Anomalous photochromism and mechanochromism of a linear naphthopyran enabled by a polarizing dialkylamine substituent

Abstract

In contrast to common angular naphthopyrans that exhibit strong photochromic and mechanochromic behavior, constitutionally isomeric linear naphthopyrans are typically not photochromic, due to the putative instability of the completely dearomatized merocyanine product. The photochemistry of linear naphthopyrans is thus relatively understudied compared to angular naphthopyrans, while the mechanochromism of linear naphthopyrans remains completely unexplored. Here we demonstrate that the incorporation of a polarizing dialkylamine substituent enables photochromic and mechanochromic behavior from polymers containing a novel linear naphthopyran motif. In solution phase experiments, a Lewis acid trap was necessary to observe accumulation of the merocyanine product upon photochemical and ultrasound-induced mechanochemical activation. However, the same linear naphthopyran molecule incorporated as a crosslinker in polydimethylsiloxane elastomers renders the materials photochromic and mechanochromic without the addition of any trapping agent. This study provides insights into the photochromic and mechanochromic reactivity of linear naphthopyrans that have conventionally been considered functionally inert, adding a new class of naphthopyran molecular switches to the repertoire of stimuli-responsive polymers.

Scheme 1. Naphthopyran isomers and their stimuli-responsive behavior. (a) Angular naphthopyrans undergo ring-opening reactions with UV light or mechanical force. (b) Photochromism and mechanochromism of linear 2H-naphthopyran is enabled upon introduction of an electron donating dialkylamine substituent.
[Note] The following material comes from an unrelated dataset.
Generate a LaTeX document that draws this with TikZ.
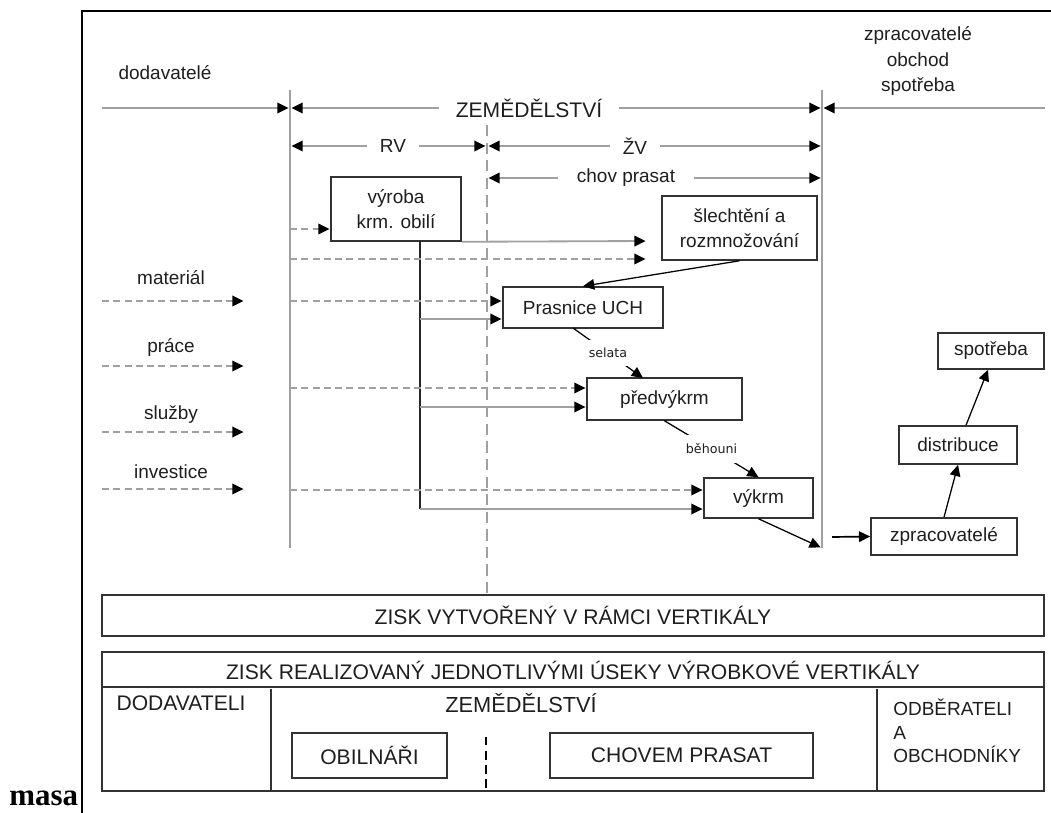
\documentclass[tikz,border=0pt]{standalone}
\usepackage{fontspec}
\setmainfont{Liberation Sans}
\newfontfamily\tagfont{DejaVu Sans}
\newfontfamily\masafont{Liberation Serif}
\usepackage{xcolor}
\definecolor{line-gray}{RGB}{160,160,160}
\definecolor{text-dark}{RGB}{30,30,30}
\usetikzlibrary{arrows.meta,positioning,calc}

\begin{document}
\begin{tikzpicture} [ % 1 jednotka = 1 px obrazku
    x=0.025cm, y=-0.025cm, text=text-dark,
    font=\fontsize{13.5}{18}\selectfont,
    tip/.style = {-{Triangle[length=8pt,width=7.5pt,color=black]}},
    gline/.style = {draw=line-gray, line width=1.3pt},
    gdash/.style = {gline, dash pattern=on 5pt off 3pt},
    garr/.style = {gline, tip, shorten >=1pt},
    gdarr/.style = {gdash, tip, shorten >=1pt},
    barr/.style = {draw=black, line width=0.9pt, tip},
    box/.style = {shape=rectangle, draw=black!80, line width=1.1pt, align=center, inner sep=2pt},
    caps/.style = {font=\fontsize{15}{18}\selectfont},
    dim/.style = {inner ysep=0pt},
    tag/.style = {fill=white, inner xsep=2pt, inner ysep=6pt, font=\tagfont\fontsize{9}{10}\selectfont}
]

\useasboundingbox (0,0) rectangle (1051,813);

% ramecek
\draw [line width=1pt] (1051,11) -- (82,11) -- (82,813);
\node [anchor=base west, inner sep=0pt, text=black, font=\masafont\bfseries\fontsize{22}{24}\selectfont] (masa) at (9,805) {masa};

% hlavicka
\node (dod) at (165,73) {dodavatelé};
\node [align=center] (zpr) at (918,61) {zpracovatelé\\obchod\\spotřeba};

% svisle cary
\coordinate (va) at (290,90);
\coordinate (vab) at (290,548);
\coordinate (vb) at (822,90);
\coordinate (vbb) at (822,548);
\coordinate (vd) at (487,125);
\coordinate (le) at (102,108);
\coordinate (re) at (1045,108);

\draw [gline] (va) -- (vab);
\draw [gline] (vb) -- (vbb);

% useky
\node [dim, caps, inner xsep=12pt] (zem) at (529,108) {ZEMĚDĚLSTVÍ};
\node [dim, inner xsep=9pt] (rv) at (393,146) {RV};
\node [dim, inner xsep=9pt] (zv) at (635,146) {ŽV};
\node [dim, inner xsep=13pt] (chov) at (626,178) {chov prasat};

\draw [garr] (le) -- (va |- zem);
\draw [garr] (zem) -- (va |- zem);
\draw [garr] (zem) -- (vb |- zem);
\draw [garr] (re) -- (vb |- zem);
\draw [garr] (rv) -- (va |- rv);
\draw [garr] (rv) -- (vd |- rv);
\draw [garr] (zv) -- (vd |- zv);
\draw [garr] (zv) -- (vb |- zv);
\draw [garr] (chov) -- (vd |- chov);
\draw [garr] (chov) -- (vb |- chov);

% bloky
\node [box, minimum width=3.25cm, minimum height=1.6cm] (vyr) at (396,209) {výroba\\krm. obilí};
\node [box, minimum width=3.875cm, minimum height=1.6cm] (sle) at (739.5,228) {šlechtění a\\rozmnožování};
\node [box, minimum width=4cm, minimum height=1.025cm] (pra) at (583,307.5) {Prasnice UCH};
\node [box, minimum width=3.875cm, minimum height=1.05cm] (pre) at (664.5,399) {předvýkrm};
\node [box, minimum width=2.725cm, minimum height=1cm] (vyk) at (758.5,498) {výkrm};
\node [box, minimum width=3.65cm, minimum height=0.925cm] (zpc) at (944,536.5) {zpracovatelé};
\node [box, minimum width=2.95cm, minimum height=0.95cm] (dis) at (958,445) {distribuce};
\node [box, minimum width=2.65cm, minimum height=0.9cm] (spo) at (991,351) {spotřeba};

% vstupy vlevo
\node (mat) at (171,278) {materiál};
\node (pra-l) at (171,347) {práce};
\node (slu) at (171,415) {služby};
\node (inv) at (171,472) {investice};

\coordinate (in1) at (102,301);  \coordinate (in1t) at (245,301);
\coordinate (in2) at (102,366);  \coordinate (in2t) at (245,366);
\coordinate (in3) at (102,432);  \coordinate (in3t) at (245,432);
\coordinate (in4) at (102,489);  \coordinate (in4t) at (245,489);

\draw [gdarr] (in1) -- (in1t);
\draw [gdarr] (in2) -- (in2t);
\draw [gdarr] (in3) -- (in3t);
\draw [gdarr] (in4) -- (in4t);

% krmivo a vstupy do bloku
\coordinate (kr) at (420,241);
\coordinate (krb) at (420,509);
\coordinate (vyr-in) at (331,229);
\coordinate (sle-a) at (647,241);
\coordinate (sle-b) at (647,259);
\coordinate (pra-a) at (503,301);
\coordinate (pra-b) at (503,319);
\coordinate (pre-a) at (587,388);
\coordinate (pre-b) at (587,407);
\coordinate (vyk-a) at (704,490);
\coordinate (vyk-b) at (704,509);

\draw [draw=black!85, line width=0.8pt] (kr) -- (krb);

\draw [gdarr] (va |- vyr-in) -- (vyr-in);
\draw [garr] (vyr.south east) -- (sle-a);
\draw [gdarr] (va |- sle-b) -- (sle-b);
\draw [gdarr] (va |- pra-a) -- (pra-a);
\draw [garr] (kr |- pra-b) -- (pra-b);
\draw [gdarr] (va |- pre-a) -- (pre-a);
\draw [garr] (kr |- pre-b) -- (pre-b);
\draw [gdarr] (va |- vyk-a) -- (vyk-a);
\draw [garr] (krb) -- (vyk-b);

% tok zvirat
\coordinate (sel-a) at (573,328);
\coordinate (sel-b) at (643,378);
\coordinate (zp-s) at (832,537);

\draw [barr] (sle.south) -- (pra.north);
\draw [barr] (sel-a) -- node [tag] {selata} (sel-b);
\draw [barr] (pre.south) -- node [tag] {běhouni} (vyk.north);
\draw [barr, shorten >=1pt] (vyk.south) -- (vbb);
\draw [barr, line width=1.2pt] (zp-s) -- (zpc.west);
\draw [barr] (zpc.north) -- (dis.south);
\draw [barr] ([xshift=0.2cm]dis.north) -- ([xshift=-0.075cm]spo.south);

% zisk
\node [box, caps, minimum width=23.55cm, minimum height=1.025cm] (zisk) at (573,615.5) {ZISK VYTVOŘENÝ V RÁMCI VERTIKÁLY};
\node [box, minimum width=23.55cm, minimum height=3.475cm] (real) at (573,721.5) {};
\node [caps] (real-t) at (573,670) {ZISK REALIZOVANÝ JEDNOTLIVÝMI ÚSEKY VÝROBKOVÉ VERTIKÁLY};

\draw [gline, dash pattern=on 8pt off 4.5pt] (vd) -- (vd |- zisk.north);

\draw [draw=black!80, line width=1.1pt] ($(real.north west)+(0,36)$) -- ($(real.north east)+(0,36)$);
\draw [draw=black!80, line width=1.1pt] ($(real.south west)+(170,0)$) -- ++(0,-103);
\draw [draw=black!80, line width=1.1pt] ($(real.south east)+(-168,0)$) -- ++(0,-103);

\node [caps] (dodav) at (181,703) {DODAVATELI};
\node [font=\fontsize{15.5}{18}\selectfont] (zem2) at (521,703) {ZEMĚDĚLSTVÍ};
\node [box, caps, minimum width=3.875cm, minimum height=1.125cm] (obi) at (369.5,755.5) {OBILNÁŘI};
\node [box, caps, minimum width=6.575cm, minimum height=1.125cm] (cho) at (681.5,755.5) {CHOVEM PRASAT};
\node [anchor=north west, inner sep=0pt, align=left, font=\fontsize{13.5}{16.5}\selectfont] (odb) at (893,699) {ODBĚRATELI\\A\\OBCHODNÍKY};

\coordinate (dl) at (486,737);
\draw [draw=black, line width=0.8pt, dash pattern=on 6pt off 4pt] (dl) -- (dl |- real.south);

\end{tikzpicture}
\end{document}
Fig. 1. Density functional theory (DFT) calculations using the constrained geometries simulate external force (CoGEF) method performed on a linear 2H-naphtho[2,3-b]pyran model containing a para-pyrrolidine substituent predict a ring-opening reaction upon mechanical elongation. The structure of the predicted merocyanine product is shown, corresponding to the position in the profile denoted by the arrow. The features at ∼5.5 and 6.5 Å displacement correspond to conformational changes. Calculations were performed at the B3LYP/6-31G* level of theory.

Scheme 2. Synthesis of poly(methyl acrylate) polymers incorporating a linear 2H-naphtho[2,3-b]pyran unit.

Fig. 2. UV-vis absorption spectra of PMA-PyLNP in CH₃CN with 0.5 mM BF₃·Et₂O during (a) photoirradiation at −30 °C with 311 nm UV light, and (b) continuous ultrasonication at −15 °C. Ultrasonication of PMA-Control results in negligible merocyanine formation. Insets show absorbance at 540 nm as a function of photoirradiation or sonication time.

Fig. 3. (a) PDMS networks covalently crosslinked with linear 2H-naphthopyran mechanophore Crosslinker-PyLNP (1.5 wt%) prepared via Pt-catalyzed hydrosilylation. (b) Photographs of the material before and after photoirradiation with 365 nm UV light for 120 s through a photomask, and after mechanical force applied via compression (2×) using an embossed stamp. Schematic representations of the photomask and stamp are shown.